◆ DESCRIPTION OF THE TASK: Quote, verbatim, all material below, without pictures.
======== AVAILABLE DATA
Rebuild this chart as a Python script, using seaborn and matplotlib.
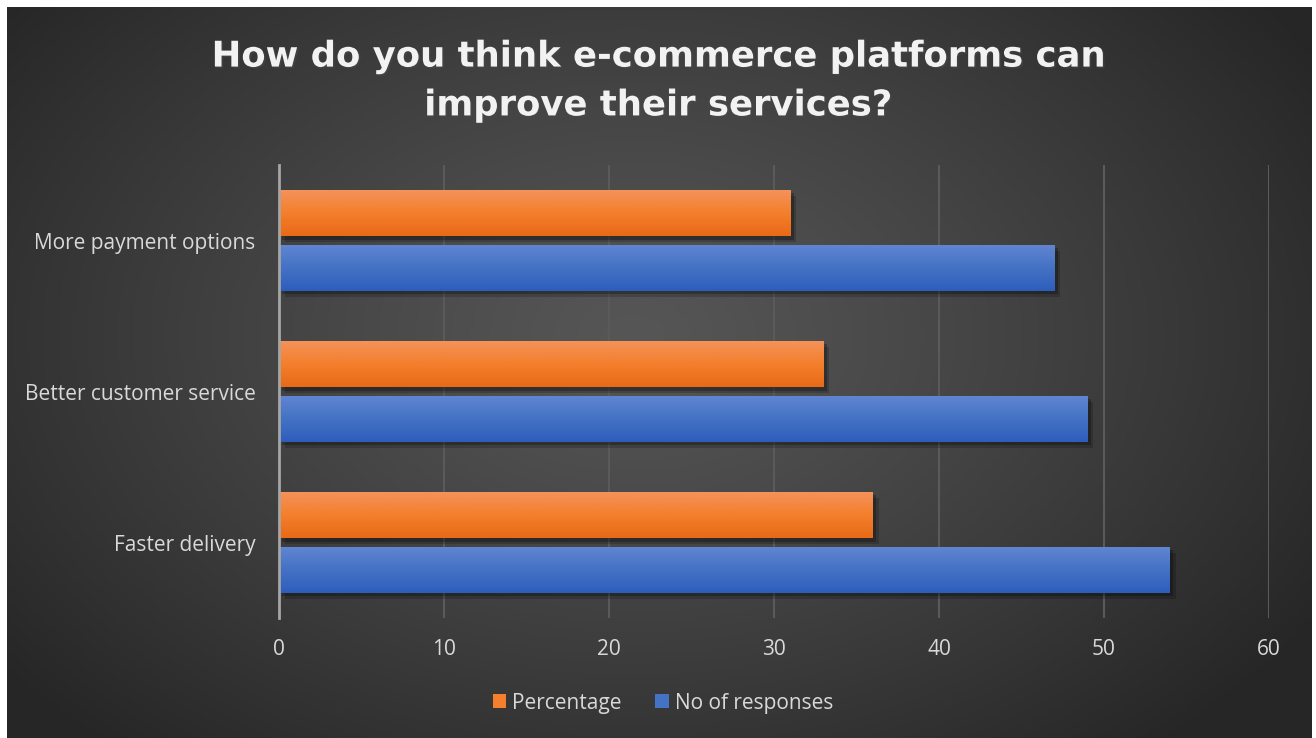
import numpy as np
import pandas as pd
import matplotlib
matplotlib.use("Agg")
import matplotlib.pyplot as plt
import matplotlib.patheffects as pe
from matplotlib.patches import Patch
from matplotlib.colors import to_rgb
import seaborn as sns

# Survey answers
categories = ["More payment options", "Better customer service", "Faster delivery"]
series_names = ["Percentage", "No of responses"]
percentage = [31, 33, 36]
responses = [47, 49, 54]
x_ticks = [0, 10, 20, 30, 40, 50, 60]
title = "How do you think e-commerce platforms can\nimprove their services?"

colors = {"Percentage": "#F47F2C", "No of responses": "#4472C4"}
grad_top = {"Percentage": "#F4935C", "No of responses": "#6186D2"}
grad_bot = {"Percentage": "#E86A17", "No of responses": "#2D5EBC"}

df = pd.DataFrame({
    "category": categories * 2,
    "series": [series_names[0]] * 3 + [series_names[1]] * 3,
    "value": percentage + responses,
})

sns.set_theme(style="white")
plt.rcParams["font.family"] = ["Open Sans", "DejaVu Sans"]

W, H = 1316, 738
fig = plt.figure(figsize=(W / 100, H / 100), dpi=100, facecolor="white")

# dark radial backdrop
bx0, by0, bw, bh = 7, 0, W - 11, H - 7
bg = fig.add_axes([bx0 / W, by0 / H, bw / W, bh / H])
gx = np.linspace(0, 1, 400)
gy = np.linspace(0, 1, 240)
XX, YY = np.meshgrid(gx, gy)
r = np.sqrt(((XX - 0.48) / 0.62) ** 2 + ((YY - 0.45) / 0.75) ** 2)
r = np.clip(r, 0, 1)
lum = (0x56 + (0x26 - 0x56) * r ** 1.2) / 255.0
img = np.dstack([lum, lum, lum])
bg.imshow(img, extent=[0, 1, 0, 1], aspect="auto", origin="upper")
bg.axis("off")

# plot area
L, R, T, B = 279, 1269, 165, 618
ax = fig.add_axes([L / W, (H - B) / H, (R - L) / W, (B - T) / H])
ax.set_facecolor("none")

sns.barplot(data=df, y="category", x="value", hue="series", order=categories,
            hue_order=series_names, palette=colors, orient="h",
            width=0.728, gap=0.162, legend=False, ax=ax, zorder=3,
            linewidth=0, edgecolor="none")

ax.set_xlim(0, 60)
ax.set_ylim(2.5, -0.5)
ax.set_xticks(x_ticks)
ax.set_xlabel("")
ax.set_ylabel("")
ax.grid(axis="x", color="#5a5a5a", lw=1.5)
ax.grid(axis="y", visible=False)
ax.set_axisbelow(True)
for s in ["top", "right", "bottom"]:
    ax.spines[s].set_visible(False)
ax.spines["left"].set_color("#a6a6a6")
ax.spines["left"].set_linewidth(2)
ax.spines["left"].set_zorder(5)
ax.tick_params(axis="both", length=0, colors="#d9d9d9", labelsize=15)
ax.tick_params(axis="y", pad=17)
ax.tick_params(axis="x", pad=15)

# gradient fill and soft drop shadow on each bar
patches = list(ax.patches)
for i, p in enumerate(patches):
    name = series_names[i // 3]
    p.set_linewidth(0)
    p.set_edgecolor("none")
    p.set_path_effects([
        pe.SimplePatchShadow(offset=(4, -4), shadow_rgbFace="black", alpha=0.18),
        pe.SimplePatchShadow(offset=(2.5, -2.5), shadow_rgbFace="black", alpha=0.25),
        pe.Normal(),
    ])
    x0, y0 = p.get_x(), p.get_y()
    w, h = p.get_width(), p.get_height()
    c1, c2 = np.array(to_rgb(grad_top[name])), np.array(to_rgb(grad_bot[name]))
    mid = np.array(to_rgb(colors[name]))
    t = np.linspace(0, 1, 64)[:, None]
    col = np.where(t < 0.5, c1 + (mid - c1) * (t / 0.5), mid + (c2 - mid) * ((t - 0.5) / 0.5))
    grad = np.repeat(col[:, None, :], 2, axis=1)
    im = ax.imshow(grad, extent=(x0, x0 + w, y0 + h, y0), origin="upper",
                   aspect="auto", zorder=4, interpolation="bilinear")
    im.set_clip_path(p)

ax.set_xlim(0, 60)
ax.set_ylim(2.5, -0.5)

# title
fig.text(658 / W, 1 - 81 / H, title, ha="center", va="center",
         multialignment="center", color="#f2f2f2", fontsize=25.5,
         fontweight="bold", family=["DejaVu Sans"], linespacing=1.55,
         path_effects=[pe.SimplePatchShadow(offset=(1.2, -1.2), alpha=0.5), pe.Normal()])

# legend
handles = [Patch(facecolor=colors[n], edgecolor="none", label=n) for n in series_names]
leg = fig.legend(handles=handles, loc="center", bbox_to_anchor=(663 / W, 1 - 703 / H),
                 ncol=2, frameon=False, fontsize=15, handlelength=0.65,
                 handleheight=0.65, handletextpad=0.3, columnspacing=1.6)
for txt in leg.get_texts():
    txt.set_color("#d9d9d9")

fig.savefig("out.png", dpi=100, facecolor="white")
================
◆ EXERCISE RESULT:
Rebuild this chart as a Python script, using seaborn and matplotlib.
import numpy as np
import pandas as pd
import matplotlib
matplotlib.use("Agg")
import matplotlib.pyplot as plt
import matplotlib.patheffects as pe
from matplotlib.patches import Patch
from matplotlib.colors import to_rgb
import seaborn as sns

# Survey answers
categories = ["More payment options", "Better customer service", "Faster delivery"]
series_names = ["Percentage", "No of responses"]
percentage = [31, 33, 36]
responses = [47, 49, 54]
x_ticks = [0, 10, 20, 30, 40, 50, 60]
title = "How do you think e-commerce platforms can\nimprove their services?"

colors = {"Percentage": "#F47F2C", "No of responses": "#4472C4"}
grad_top = {"Percentage": "#F4935C", "No of responses": "#6186D2"}
grad_bot = {"Percentage": "#E86A17", "No of responses": "#2D5EBC"}

df = pd.DataFrame({
    "category": categories * 2,
    "series": [series_names[0]] * 3 + [series_names[1]] * 3,
    "value": percentage + responses,
})

sns.set_theme(style="white")
plt.rcParams["font.family"] = ["Open Sans", "DejaVu Sans"]

W, H = 1316, 738
fig = plt.figure(figsize=(W / 100, H / 100), dpi=100, facecolor="white")

# dark radial backdrop
bx0, by0, bw, bh = 7, 0, W - 11, H - 7
bg = fig.add_axes([bx0 / W, by0 / H, bw / W, bh / H])
gx = np.linspace(0, 1, 400)
gy = np.linspace(0, 1, 240)
XX, YY = np.meshgrid(gx, gy)
r = np.sqrt(((XX - 0.48) / 0.62) ** 2 + ((YY - 0.45) / 0.75) ** 2)
r = np.clip(r, 0, 1)
lum = (0x56 + (0x26 - 0x56) * r ** 1.2) / 255.0
img = np.dstack([lum, lum, lum])
bg.imshow(img, extent=[0, 1, 0, 1], aspect="auto", origin="upper")
bg.axis("off")

# plot area
L, R, T, B = 279, 1269, 165, 618
ax = fig.add_axes([L / W, (H - B) / H, (R - L) / W, (B - T) / H])
ax.set_facecolor("none")

sns.barplot(data=df, y="category", x="value", hue="series", order=categories,
            hue_order=series_names, palette=colors, orient="h",
            width=0.728, gap=0.162, legend=False, ax=ax, zorder=3,
            linewidth=0, edgecolor="none")

ax.set_xlim(0, 60)
ax.set_ylim(2.5, -0.5)
ax.set_xticks(x_ticks)
ax.set_xlabel("")
ax.set_ylabel("")
ax.grid(axis="x", color="#5a5a5a", lw=1.5)
ax.grid(axis="y", visible=False)
ax.set_axisbelow(True)
for s in ["top", "right", "bottom"]:
    ax.spines[s].set_visible(False)
ax.spines["left"].set_color("#a6a6a6")
ax.spines["left"].set_linewidth(2)
ax.spines["left"].set_zorder(5)
ax.tick_params(axis="both", length=0, colors="#d9d9d9", labelsize=15)
ax.tick_params(axis="y", pad=17)
ax.tick_params(axis="x", pad=15)

# gradient fill and soft drop shadow on each bar
patches = list(ax.patches)
for i, p in enumerate(patches):
    name = series_names[i // 3]
    p.set_linewidth(0)
    p.set_edgecolor("none")
    p.set_path_effects([
        pe.SimplePatchShadow(offset=(4, -4), shadow_rgbFace="black", alpha=0.18),
        pe.SimplePatchShadow(offset=(2.5, -2.5), shadow_rgbFace="black", alpha=0.25),
        pe.Normal(),
    ])
    x0, y0 = p.get_x(), p.get_y()
    w, h = p.get_width(), p.get_height()
    c1, c2 = np.array(to_rgb(grad_top[name])), np.array(to_rgb(grad_bot[name]))
    mid = np.array(to_rgb(colors[name]))
    t = np.linspace(0, 1, 64)[:, None]
    col = np.where(t < 0.5, c1 + (mid - c1) * (t / 0.5), mid + (c2 - mid) * ((t - 0.5) / 0.5))
    grad = np.repeat(col[:, None, :], 2, axis=1)
    im = ax.imshow(grad, extent=(x0, x0 + w, y0 + h, y0), origin="upper",
                   aspect="auto", zorder=4, interpolation="bilinear")
    im.set_clip_path(p)

ax.set_xlim(0, 60)
ax.set_ylim(2.5, -0.5)

# title
fig.text(658 / W, 1 - 81 / H, title, ha="center", va="center",
         multialignment="center", color="#f2f2f2", fontsize=25.5,
         fontweight="bold", family=["DejaVu Sans"], linespacing=1.55,
         path_effects=[pe.SimplePatchShadow(offset=(1.2, -1.2), alpha=0.5), pe.Normal()])

# legend
handles = [Patch(facecolor=colors[n], edgecolor="none", label=n) for n in series_names]
leg = fig.legend(handles=handles, loc="center", bbox_to_anchor=(663 / W, 1 - 703 / H),
                 ncol=2, frameon=False, fontsize=15, handlelength=0.65,
                 handleheight=0.65, handletextpad=0.3, columnspacing=1.6)
for txt in leg.get_texts():
    txt.set_color("#d9d9d9")

fig.savefig("out.png", dpi=100, facecolor="white")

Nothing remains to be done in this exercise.